Each of the NREL projects will support the SETO-2020 program mission to achieve solar cost targets for 2030, while enabling utilities to manage a grid with more solar energy. NREL will use multimegawatt infrastructure and a cyber emulation platform to demonstrate solutions at a scale similar to real grid operations, from residential systems up to bulk system integration.
Of the three projects that NREL leads, two will target broad challenges in systems integration, and another will apply artificial intelligence to solar optimization. NREL is also sub-recipient on projects in systems integration and in photovoltaic (PV) reliability. Overall, the awards emphasize NREL leadership in producing advanced solutions for solar integration.
Resilient Community Microgrids
One of the NREL-led projects will complement NREL’s work on autonomous energy grids by introducing controls for self-optimizing, resilient microgrids. The project is named Reorg: Resilience and Stability Oriented Cellular Grid Formation and Optimization for Communities with Solar PVs and Mobile Energy Storages. Reorg will transform traditionally centralized grid operations into responsive and scalable community microgrids, rigorously optimized for resilience. This project will be demonstrated on a Colorado electrical system with 100% solar PV generation.
In the same line of thought, NREL will support the University of North Carolina-Charlotte in designing community microgrids with the ability to dynamically reconfigure and serve critical loads in the aftermath of severe events.
Control and Coordination of Hybrid PV Plants
Another NREL-led project spotlights NREL’s work in creating grid stability with inverter-based resources. The project will create a control framework that values and deploys stability services from hybrid PV plants—It is named SAPPHIRE: Stability-Augmented Optimal Control of Hybrid PV Plants with Very High Penetration of Inverter-Based Resources.
NREL is also sub-recipient on a Florida State University-led project to manage control between and within hybrid plants. The project will develop a universal approach to coordinating inverter-based resources with compatibility over a wide range of inverter operations and at various time scales.

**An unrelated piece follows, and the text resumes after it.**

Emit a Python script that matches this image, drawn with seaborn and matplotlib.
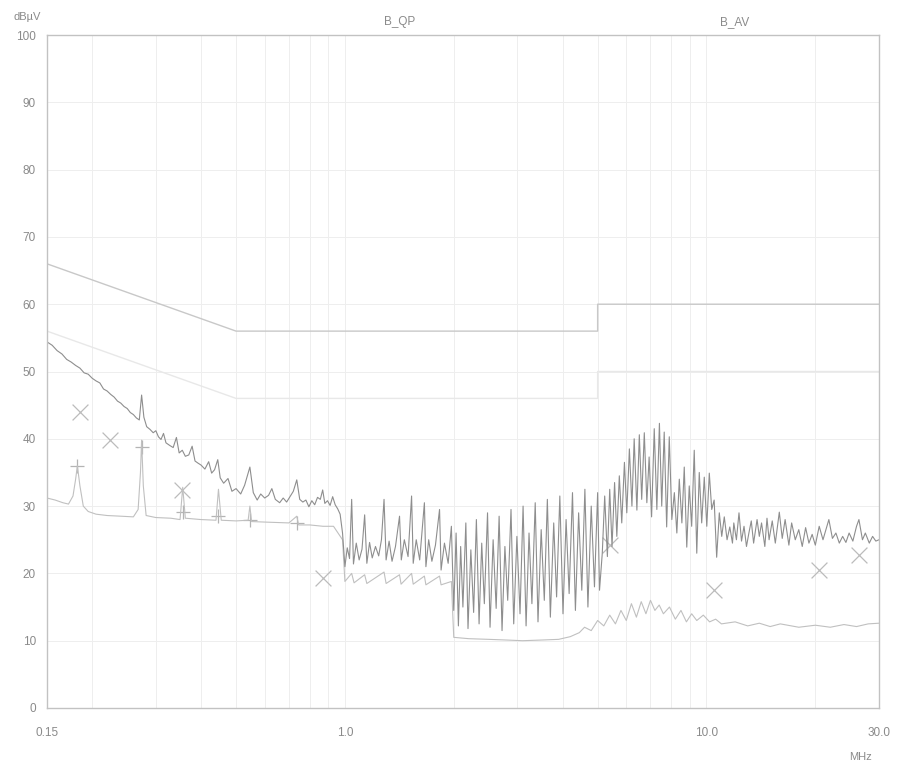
import numpy as np
import pandas as pd
import matplotlib
matplotlib.use("Agg")
import matplotlib.pyplot as plt
import seaborn as sns
from matplotlib.ticker import FixedLocator, NullFormatter

# ---------------- data ----------------
# Peak (QP-detector scan) trace: frequency [MHz], level [dBµV]
pk_f = [0.150, 0.155, 0.160, 0.165, 0.170, 0.175, 0.180, 0.185, 0.190, 0.195, 0.200, 0.205, 0.210, 0.215,
        0.220, 0.225, 0.230, 0.235, 0.240, 0.245, 0.250, 0.255, 0.260, 0.265, 0.270, 0.274, 0.278, 0.283,
        0.289, 0.295, 0.300, 0.305, 0.310, 0.315, 0.320, 0.328, 0.335, 0.342, 0.348, 0.355, 0.362, 0.370,
        0.378, 0.385, 0.392, 0.400, 0.410, 0.420, 0.428, 0.436, 0.445, 0.452, 0.462, 0.475, 0.487, 0.500,
        0.515, 0.528, 0.546, 0.558, 0.572, 0.585, 0.600, 0.615, 0.628, 0.642, 0.660, 0.675, 0.690, 0.705,
        0.720, 0.736, 0.750, 0.765, 0.780, 0.795, 0.810, 0.825, 0.840, 0.855, 0.868, 0.880, 0.895, 0.910,
        0.925, 0.940, 0.955, 0.970, 0.985,
        1.000, 1.015, 1.030, 1.044, 1.056, 1.075, 1.095, 1.115, 1.134, 1.150, 1.170, 1.190, 1.215, 1.240,
        1.262, 1.283, 1.300, 1.325, 1.350, 1.380, 1.416, 1.432, 1.460, 1.495, 1.529, 1.545, 1.575, 1.610,
        1.659, 1.675, 1.705, 1.740, 1.780, 1.827, 1.845, 1.885, 1.930, 1.970,
        2.00, 2.03, 2.06, 2.09, 2.12, 2.16, 2.19, 2.23, 2.27, 2.31, 2.35, 2.39, 2.43, 2.48, 2.52, 2.57,
        2.62, 2.67, 2.72, 2.77, 2.82, 2.88, 2.93, 2.99, 3.05, 3.11, 3.17, 3.23, 3.29, 3.36, 3.42, 3.49,
        3.56, 3.63, 3.70, 3.78, 3.85, 3.93, 4.01, 4.09, 4.17, 4.26, 4.34, 4.43, 4.52, 4.61, 4.70, 4.80,
        4.90, 5.00, 5.06,
        5.15, 5.23, 5.32, 5.40, 5.48, 5.57, 5.65, 5.74, 5.83, 5.93, 6.02, 6.12, 6.22, 6.31, 6.42, 6.52,
        6.62, 6.73, 6.84, 6.94, 7.05, 7.17, 7.29, 7.41, 7.52, 7.64, 7.76, 7.89, 8.02, 8.15, 8.28, 8.41,
        8.55, 8.68, 8.82, 8.96, 9.10, 9.25, 9.40, 9.55, 9.70, 9.86, 10.02, 10.18, 10.34, 10.50, 10.67,
        10.85, 11.02, 11.2, 11.4, 11.6,
        11.8, 11.9, 12.1, 12.3, 12.5, 12.7, 12.9, 13.1, 13.3, 13.5, 13.8, 14.0, 14.2, 14.5, 14.7, 14.9,
        15.2, 15.5, 15.9, 16.2, 16.5, 16.9, 17.2, 17.6, 18.0, 18.4, 18.8, 19.2, 19.6, 20.0, 20.5, 21.0,
        21.4, 21.8, 22.3, 22.8, 23.3, 23.8, 24.3, 24.8, 25.4, 26.0, 26.4, 27.0, 27.5, 28.2, 28.8, 29.4,
        30.0]
pk_db = [54.4, 53.9, 53.1, 52.6, 51.8, 51.4, 50.9, 50.5, 49.8, 49.6, 49.0, 48.6, 48.3, 47.4,
         47.1, 46.6, 46.2, 45.6, 45.3, 44.8, 44.5, 43.9, 43.6, 43.1, 42.8, 46.5, 43.2, 41.8,
         41.4, 40.9, 41.2, 40.3, 39.9, 40.8, 39.4, 39.0, 38.7, 40.2, 37.9, 38.3, 37.4, 37.6,
         38.9, 36.7, 36.4, 36.1, 35.5, 36.6, 34.9, 35.4, 36.9, 34.2, 33.4, 34.1, 32.2, 32.6,
         31.8, 33.1, 35.8, 32.0, 30.9, 31.8, 31.2, 31.6, 32.6, 31.0, 30.5, 31.2, 30.6, 31.4,
         32.2, 33.9, 31.0, 30.6, 30.9, 29.9, 30.8, 30.2, 31.3, 31.0, 32.4, 30.4, 30.8, 30.1,
         31.4, 30.2, 29.6, 28.8, 26.0,
         21.0, 23.8, 22.2, 31.0, 21.4, 24.5, 22.0, 23.6, 28.7, 21.5, 24.6, 22.3, 24.0, 22.6,
         25.0, 31.0, 22.0, 24.8, 21.8, 24.0, 28.5, 22.0, 25.0, 22.5, 31.5, 21.5, 25.0, 22.0,
         30.5, 21.0, 25.0, 21.8, 24.2, 29.5, 20.5, 24.5, 21.5, 27.0,
         14.5, 26.0, 12.2, 24.0, 15.0, 27.5, 11.8, 23.5, 14.2, 28.0, 12.5, 24.5, 15.5, 29.0, 12.0, 25.0,
         14.8, 28.5, 11.5, 24.0, 16.0, 29.5, 12.5, 25.5, 14.0, 30.0, 12.2, 26.0, 15.5, 30.5, 12.8, 26.5,
         16.0, 31.0, 13.5, 27.5, 16.5, 31.5, 14.0, 28.0, 17.0, 32.0, 14.5, 29.0, 17.5, 32.5, 15.0, 30.0,
         18.0, 32.0, 17.5,
         23.0, 31.5, 22.5, 32.5, 24.0, 33.5, 25.5, 34.5, 27.5, 36.5, 29.0, 38.5, 30.0, 40.0, 29.4, 40.6,
         31.0, 40.9, 30.5, 37.3, 28.4, 41.5, 29.5, 42.3, 30.0, 41.0, 26.9, 40.3, 28.0, 32.0, 26.0, 34.0,
         27.5, 35.8, 23.9, 33.0, 27.0, 38.3, 23.0, 35.0, 27.5, 34.3, 27.0, 34.9, 29.5, 30.9, 22.4,
         29.0, 25.5, 28.4, 25.0, 26.9,
         24.5, 27.5, 25.0, 29.0, 24.8, 27.0, 24.0, 26.0, 27.8, 24.5, 28.0, 25.5, 27.5, 24.0, 28.2, 25.0,
         27.8, 24.5, 29.1, 25.2, 28.0, 24.2, 27.5, 25.0, 26.5, 24.0, 26.8, 24.5, 25.8, 24.2, 27.0, 25.0,
         26.5, 28.0, 25.2, 26.0, 24.5, 25.5, 24.6, 26.0, 24.8, 27.0, 28.0, 25.0, 26.0, 24.5, 25.5, 24.8,
         25.0]

# Average trace
av_f = [0.150, 0.158, 0.166, 0.172, 0.177, 0.180, 0.182, 0.185, 0.189, 0.195, 0.205, 0.220, 0.240, 0.260,
        0.268, 0.272, 0.274, 0.277, 0.282, 0.300, 0.330, 0.350, 0.356, 0.362, 0.400, 0.440, 0.447, 0.455,
        0.500, 0.540, 0.546, 0.552, 0.620, 0.700, 0.736, 0.745, 0.800, 0.870, 0.930, 0.985,
        1.000, 1.044, 1.060, 1.134, 1.150, 1.283, 1.300, 1.416, 1.430, 1.529, 1.545, 1.659, 1.675, 1.827,
        1.845, 1.970,
        2.00, 2.20, 2.50, 2.80, 3.10, 3.50, 3.90, 4.20, 4.45, 4.60, 4.80, 5.00, 5.20, 5.40, 5.60, 5.80,
        6.00, 6.20, 6.40, 6.60, 6.80, 7.00, 7.20, 7.40, 7.60, 7.90, 8.20, 8.50, 8.80, 9.10, 9.40, 9.80,
        10.2, 10.6, 11.0, 12.0, 13.0, 14.0, 15.0, 16.0, 18.0, 20.0, 22.0, 24.0, 26.0, 28.0, 30.0]
av_db = [31.2, 30.9, 30.5, 30.3, 31.5, 34.0, 36.0, 33.0, 30.0, 29.2, 28.8, 28.6, 28.5, 28.4,
         29.5, 35.0, 39.8, 33.0, 28.6, 28.3, 28.2, 28.0, 32.8, 28.2, 28.0, 27.9, 32.5, 27.9,
         27.8, 27.9, 30.0, 27.7, 27.6, 27.5, 28.5, 27.2, 27.2, 27.0, 27.0, 25.0,
         18.8, 20.0, 18.6, 19.8, 18.5, 20.2, 18.5, 19.8, 18.4, 20.0, 18.4, 19.6, 18.3, 19.6,
         18.3, 18.8,
         10.5, 10.3, 10.2, 10.1, 10.0, 10.1, 10.2, 10.6, 11.2, 12.0, 11.5, 13.0, 12.2, 13.8, 12.5, 14.5,
         13.0, 15.5, 13.5, 15.8, 14.0, 16.0, 14.5, 15.3, 14.0, 15.0, 13.2, 14.5, 12.8, 14.0, 13.0, 13.8,
         12.8, 13.2, 12.5, 12.8, 12.2, 12.6, 12.1, 12.5, 12.0, 12.3, 12.0, 12.4, 12.1, 12.5, 12.6]

# Limit lines (class B)
qp_lim_f = [0.15, 0.5, 5.0, 5.0, 30.0]
qp_lim_db = [66, 56, 56, 60, 60]
av_lim_f = [0.15, 0.5, 5.0, 5.0, 30.0]
av_lim_db = [56, 46, 46, 50, 50]

# Final measurement markers
qp_mk_f = [0.185, 0.224, 0.355, 0.870, 5.40, 10.5, 20.5, 26.4]
qp_mk_db = [44.0, 39.8, 32.4, 19.3, 24.2, 17.5, 20.5, 22.7]
av_mk_f = [0.182, 0.274, 0.356, 0.447, 0.546, 0.736]
av_mk_db = [36.0, 38.8, 29.1, 28.5, 28.0, 27.5]

x_ticks = [0.15, 1.0, 10.0, 30.0]
x_tick_labels = ["0.15", "1.0", "10.0", "30.0"]
y_ticks = list(range(0, 101, 10))

# ---------------- plotting ----------------
sns.set_theme(style="white")
plt.rcParams['font.family'] = ['Liberation Sans', 'DejaVu Sans']

fig = plt.figure(figsize=(9.02, 7.65), dpi=100)
ax = fig.add_axes([47 / 902, 1 - 708 / 765, (879 - 47) / 902, (708 - 35) / 765])

pk = pd.DataFrame({"f": pk_f, "db": pk_db})
av = pd.DataFrame({"f": av_f, "db": av_db})
ql = pd.DataFrame({"f": qp_lim_f, "db": qp_lim_db})
al = pd.DataFrame({"f": av_lim_f, "db": av_lim_db})

sns.lineplot(data=al, x="f", y="db", sort=False, estimator=None, color="#e8e8e8", lw=1.0, ax=ax)
sns.lineplot(data=ql, x="f", y="db", sort=False, estimator=None, color="#c8c8c8", lw=1.0, ax=ax)
sns.lineplot(data=av, x="f", y="db", sort=False, estimator=None, color="#c0c0c0", lw=0.8, ax=ax)
sns.lineplot(data=pk, x="f", y="db", sort=False, estimator=None, color="#8e8e8e", lw=0.8, ax=ax)
sns.scatterplot(x=qp_mk_f, y=qp_mk_db, marker="x", s=130, color="#bcbcbc", linewidth=0.9, ax=ax)
sns.scatterplot(x=av_mk_f, y=av_mk_db, marker="+", s=110, color="#b4b4b4", linewidth=0.9, ax=ax)

ax.set_xscale("log")
ax.set_xlim(0.15, 30)
ax.set_ylim(0, 100)
ax.set_xlabel("")
ax.set_ylabel("")

ax.xaxis.set_major_locator(FixedLocator(x_ticks))
ax.set_xticklabels(x_tick_labels)
minor = [0.2, 0.3, 0.4, 0.5, 0.6, 0.7, 0.8, 0.9, 2, 3, 4, 5, 6, 7, 8, 9, 20]
ax.xaxis.set_minor_locator(FixedLocator(minor))
ax.xaxis.set_minor_formatter(NullFormatter())
ax.set_yticks(y_ticks)

ax.grid(True, which="both", color="#eeeeee", lw=0.7)
ax.set_axisbelow(True)
for s in ax.spines.values():
    s.set_visible(True)
    s.set_color("#c2c2c2")
    s.set_linewidth(1.0)
ax.tick_params(axis="both", which="both", length=0, labelsize=8.5, labelcolor="#8a8a8a")
ax.tick_params(axis="x", pad=14)
ax.tick_params(axis="y", pad=8)

fig.text(27 / 902, 1 - 17 / 765, "dBµV", ha="center", va="center", fontsize=8, color="#8a8a8a")
fig.text(400 / 902, 1 - 22 / 765, "B_QP", ha="center", va="center", fontsize=8.5, color="#8a8a8a")
fig.text(735 / 902, 1 - 22 / 765, "B_AV", ha="center", va="center", fontsize=8.5, color="#8a8a8a")
fig.text(860 / 902, 1 - 757 / 765, "MHz", ha="center", va="center", fontsize=8, color="#8a8a8a")

fig.savefig("out.png", dpi=100, facecolor="white")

Artificial Intelligence and Machine Learning
A third NREL-led project will use advanced computational methods to forecast day-ahead electrical load in areas that have large amounts of behind-the-meter solar. This project relates to another NREL-SETO effort named GO-Solar and will help extend utility awareness and access to advanced PV controls by providing accurate demand-side forecasts. The new NREL-led project is titled Deep-Learning-Powered Probabilistic Net-Load Forecasting with Enhanced Behind-the-Meter PV Visibility and will use data from Hawaiian Electric Company to demonstrate NREL’s method.
PV Reliability
On the hardware side, NREL will support Clemson University in creating a method that assesses reliability of power converters for solar PV. The project will develop TRACE-PV—the Tool for Reliability Assessment of Critical Electronics in PV—which will enable PV inverter developers to understand reliability bottlenecks, and PV operators to fairly quantify PV inverter reliability.